Police say they will incorporate Thursday’s law-defying act by vigilante group Delta Force into syllabi of its training schools as a case study.
This is to make sure it does not happen again as enormous lessons have been learnt from the incident.
On Thursday, April 6, after a Kumasi Circuit Court judge had ordered the remand of 13 members of Delta Force, other members – who had come to court to witness the case – threatened the judge with abusive words and aided the escape of their accused colleagues.
Though eight persons were arrested and a bench warrant issued subsequently paid off with the 13 escapees turning themselves in, the Ashanti Regional Police Command says it has learnt a great deal from the incident.
“Go and check the annals of crime prosecution,” the Command’s Public Relations Officer, ASP Yaw Nketia Yeboah told TV3’s William Evans Nkum in an interview on Friday, a day after the incident.
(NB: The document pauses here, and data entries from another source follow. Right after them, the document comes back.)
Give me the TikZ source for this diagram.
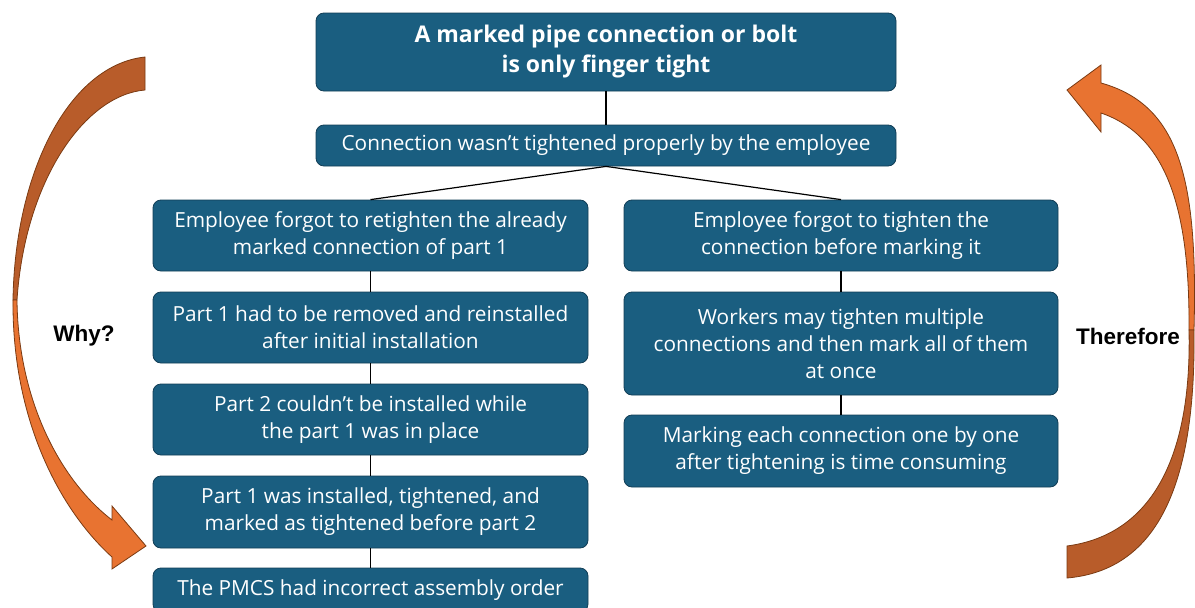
\documentclass[tikz,border=0pt]{standalone}
\usepackage{fontspec}
\setmainfont{Open Sans}
\newfontfamily\arialfont{Liberation Sans}
\usepackage{tikz}
\usetikzlibrary{positioning}

\definecolor{boxblue}{RGB}{26,94,128}
\definecolor{boxline}{RGB}{18,62,86}
\definecolor{arrowdark}{RGB}{184,92,42}
\definecolor{arrowlight}{RGB}{232,115,49}
\definecolor{arrowline}{RGB}{122,58,18}

\tikzset{
  box/.style={draw=boxline, fill=boxblue, line width=0.8pt, rounded corners=8pt,
    text=white, align=center, inner sep=0pt,
    font=\fontsize{20.8}{27}\selectfont},
  leftbox/.style={box, minimum width=435pt},
  rightbox/.style={box, minimum width=434pt},
  link/.style={draw=black, line width=1.2pt},
  bigarrow/.style={draw=arrowline, line width=0.8pt, line join=miter},
  side/.style={font=\arialfont\bfseries\fontsize{22.5}{26}\selectfont}
}

\begin{document}
\begin{tikzpicture}[x=1pt,y=-1pt]
\useasboundingbox (0,0) rectangle (1195,608);

\node[box, minimum width=580pt, minimum height=78pt, font=\bfseries\fontsize{23}{30}\selectfont] (top) at (606,52) {A marked pipe connection or bolt\\is only finger tight};
\node[box, minimum width=580pt, minimum height=41pt] (cause) at (606,145.5) {Connection wasn’t tightened properly by the employee};

	\node[leftbox, minimum height=71pt] (L1) at (370.5,235.5) {Employee forgot to retighten the already\\marked connection of part 1};
	\node[leftbox, minimum height=71pt] (L2) at (370.5,327.5) {Part 1 had to be removed and reinstalled\\after initial installation};
	\node[leftbox, minimum height=71pt] (L3) at (370.5,419.5) {Part 2 couldn’t be installed while\\the part 1 was in place};
	\node[leftbox, minimum height=72pt] (L4) at (370.5,512) {Part 1 was installed, tightened, and\\marked as tightened before part 2};
	\node[leftbox, minimum height=44pt] (L5) at (370.5,590) {The PMCS had incorrect assembly order};

	\node[rightbox, minimum height=71pt] (R1) at (841,235.5) {Employee forgot to tighten the\\connection before marking it};
	\node[rightbox, minimum height=103pt] (R2) at (841,343.5) {Workers may tighten multiple\\connections and then mark all of them\\at once};
	\node[rightbox, minimum height=72pt] (R3) at (841,451) {Marking each connection one by one\\after tightening is time consuming};

	\draw[link] (top) -- (cause);
	\draw[link] (cause.south) -- (L1.north);
	\draw[link] (cause.south) -- (R1.north);
	\draw[link] (L1) -- (L2);
	\draw[link] (L2) -- (L3);
	\draw[link] (L3) -- (L4);
	\draw[link] (L4) -- (L5);
	\draw[link] (R1) -- (R2);
	\draw[link] (R2) -- (R3);

% why arrow, left side
\filldraw[bigarrow, fill=arrowdark] (145,57) .. controls (70,65) and (15,170) .. (13,300)
  -- (17,300) .. controls (25,180) and (85,95) .. (145,90) -- cycle;
\filldraw[bigarrow, fill=arrowlight] (13,300) .. controls (12,420) and (60,510) .. (112,557)
  -- (112,569) -- (146,546) -- (112,506) -- (112,520)
  .. controls (60,480) and (18,400) .. (17,300) -- cycle;

% therefore arrow, right side
\filldraw[bigarrow, fill=arrowlight] (1194,330) .. controls (1198,180) and (1180,105) .. (1101,83)
  -- (1101,65) -- (1067,90) -- (1101,132) -- (1101,113)
  .. controls (1165,135) and (1190,205) .. (1189,330) -- cycle;
\filldraw[bigarrow, fill=arrowdark] (1194,330) .. controls (1196,480) and (1160,570) .. (1067,578)
  -- (1067,546) .. controls (1150,535) and (1192,460) .. (1189,330) -- cycle;

\node[side] (why) at (84,336) {Why?};
\node[side] (therefore) at (1128,336) {Therefore};
\end{tikzpicture}
\end{document}
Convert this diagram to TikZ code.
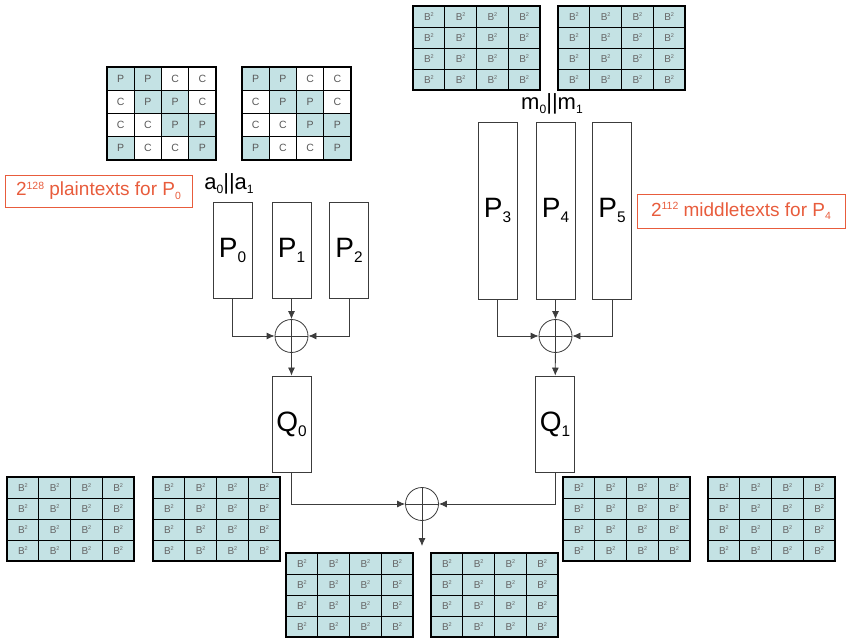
\documentclass[tikz,border=0pt]{standalone}
\usepackage{fontspec}
\setmainfont{Liberation Sans}
\usetikzlibrary{arrows.meta, positioning}
\definecolor{cellblue}{RGB}{196,226,228}
\definecolor{pcP}{RGB}{196,226,228}
\definecolor{pcC}{RGB}{255,255,255}
\definecolor{notered}{RGB}{232,92,60}
\definecolor{linegray}{RGB}{60,60,60}
\newcommand{\idx}[1]{\raisebox{-0.18em}{\scalebox{0.55}{#1}}}
\newcommand{\pw}[1]{\raisebox{0.33em}{\scalebox{0.55}{#1}}}

\begin{document}
\begin{tikzpicture}[x=1pt, y=-1pt,
    perm/.style={draw=linegray, line width=0.8pt, minimum width=39pt, inner sep=0pt, font=\fontsize{28}{28}\selectfont},
    xorop/.style={circle, draw=linegray, line width=0.8pt, minimum size=33pt, inner sep=0pt},
    arr/.style={draw=linegray, line width=0.8pt, -{Latex[length=8pt,width=7pt]}},
    bcell/.style={draw=black, fill=cellblue, line width=0.6pt, minimum width=31.75pt, minimum height=21pt, inner sep=0pt, text=black!60, font=\fontsize{10}{10}\selectfont},
    pcell/.style={draw=black, line width=0.6pt, minimum width=27.25pt, minimum height=23.25pt, inner sep=0pt, text=black!65, font=\fontsize{10.5}{10.5}\selectfont},
    note/.style={draw=notered, text=notered, line width=0.8pt, inner sep=0pt, font=\fontsize{19}{19}\selectfont},
    cat/.style={font=\fontsize{22}{22}\selectfont}]

    \useasboundingbox (0,0) rectangle (847,639);

    % P/C states
    \foreach \g/\gx in {pa/107, pb/242} {
        \foreach \r/\row in {0/{P,P,C,C}, 1/{C,P,P,C}, 2/{C,C,P,P}, 3/{P,C,C,P}} {
            \foreach \t [count=\c from 0] in \row {
                \node[pcell, fill=pc\t] (\g-\r\c) at (\gx+13.625+\c*27.25, 67+11.625+\r*23.25) {\t};
            }
        }
        \draw[line width=2.5pt] (\gx,67) rectangle ++(109,93);
    }

    % balanced states
    \foreach \g/\gx/\gy in {ba/413/6, bb/558/6, bc/7/477, bd/153/477, be/286/553, bf/431/553, bg/563/477, bh/708/477} {
        \foreach \r in {0,...,3} {
            \foreach \c in {0,...,3} {
                \node[bcell] (\g-\r\c) at (\gx+15.875+\c*31.75, \gy+10.5+\r*21) {B\pw{2}};
            }
        }
        \draw[line width=2.5pt] (\gx,\gy) rectangle ++(127,84);
    }

    % Permutations
    \node[perm, minimum height=96pt] (p0) at (232.5,250.5) {P\idx{0}};
    \node[perm, minimum height=96pt] (p1) at (291.5,250.5) {P\idx{1}};
    \node[perm, minimum height=96pt] (p2) at (349,250.5) {P\idx{2}};
    \node[perm, minimum height=177pt] (p3) at (497.5,210.5) {P\idx{3}};
    \node[perm, minimum height=177pt] (p4) at (555.5,210.5) {P\idx{4}};
    \node[perm, minimum height=177pt] (p5) at (612,210.5) {P\idx{5}};
    \node[perm, minimum height=96pt] (q0) at (291.5,424) {Q\idx{0}};
    \node[perm, minimum height=96pt] (q1) at (555,424) {Q\idx{1}};

    \node[xorop] (x1) at (291.5,336) {};
    \node[xorop] (x2) at (555.5,336) {};
    \node[xorop] (x3) at (422,504) {};
    \foreach \x in {x1,x2,x3}
        \draw[linegray, line width=0.8pt] (\x.north) -- (\x.south) (\x.west) -- (\x.east);
    \coordinate (res) at (422,546);

    % Labels
    \node[cat] (acat) at (229,184) {a\idx{0}||a\idx{1}};
    \node[cat] (mcat) at (552,104) {m\idx{0}||m\idx{1}};
    \node[note, minimum width=187pt, minimum height=32pt] (nl) at (98.5,191) {2\pw{128} plaintexts for P\idx{0}};
    \node[note, minimum width=208pt, minimum height=34pt] (nr) at (741,211) {2\pw{112} middletexts for P\idx{4}};

    % Connections
    \draw[arr] (p0) |- (x1);
    \draw[arr] (p1) -- (x1);
    \draw[arr] (p2) |- (x1);
    \draw[arr] (x1) -- (q0);
    \draw[arr] (p3) |- (x2);
    \draw[arr] (p4) -- (x2);
    \draw[arr] (p5) |- (x2);
    \draw[arr] (x2) -- (q1);
    \draw[arr] (q0) |- (x3);
    \draw[arr] (q1) |- (x3);
    \draw[arr] (x3) -- (res);
\end{tikzpicture}
\end{document}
“I don’t think anywhere in the world you would get a situation whereby an accused person has managed to escaped through a restricted area where only the judge is permitted to move or to enter the court or to recess the court,” he added.
“I know commanders of our academies and police training schools will incorporate it in case studies. We have learnt a lot from it.”
As regards, the eight immediately arrested after the incident, the Assistant Superintendent of Police said they are being questioned after which a “decision will then be taken as to what to do with them”.
For the 13 who turned themselves in, they are serving their remand and will reappear before court on April 20 as ordered by Justice Mary Senkyire.